The Night of the Party (U.S. title: The Murder Party ) is a 1934 British mystery thriller film directed by Michael Powell and starring Leslie Banks, Ian Hunter, Jane Baxter, Ernest Thesiger and Malcolm Keen. It was written by Roland Pertwee and John Hastings Turner.

== Plot ==
After inviting guests to a dinner party the ruthless press baron Lord Studholme is found murdered during a party game. The investigating detectives have to work out which of the guests had the motive to murder him.

==Production==
It was made at the Lime Grove Studios in Shepherd's Bush. The art direction was by Alfred Junge, later a regular contributor to the films of Powell and Pressburger.

==Critical reception==
Kinematograph Weekly wrote in 1934, "Direction and production lack that slickness and kick which is so essential to the complete success of this type of manufactured thriller. Few of the stage favourites comprising the cast succeed in adapting their technique to the requirements of the screen." the reviewer however singled out Viola Keats and Ernest Thesiger as the two "who really succeed in establishing definite character." The reviewer added, "the film is just lukewarm mystery entertainment, suitable for second rather than first place on the programme."

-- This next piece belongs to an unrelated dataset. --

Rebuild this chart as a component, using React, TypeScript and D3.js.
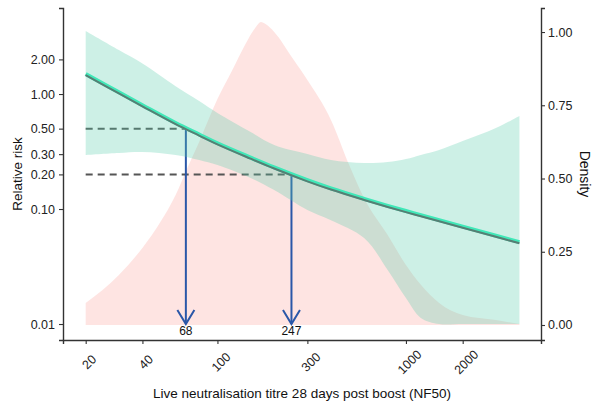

The Daily Film Renter wrote: "A thriller that moves well and, with sufficient allowance of humour and romance always interesting, aided by exceptional acting from Leslie Banks, Thesiger and other principals in cast of familiar players. Tense denouement in Old Bailey courtroom sets final seal on production ranking as powerful popular entertainment everywhere."

The Radio Times wrote, "The film's surviving interest is as one of the earliest extant works of Michael Powell, still in his twenties at the time. The project offered little artistic challenge, but he directs fluently enough and seems to have cut short the lengthy courtroom dénouement in favour of a lively, if implausible, interruption by the guilty party."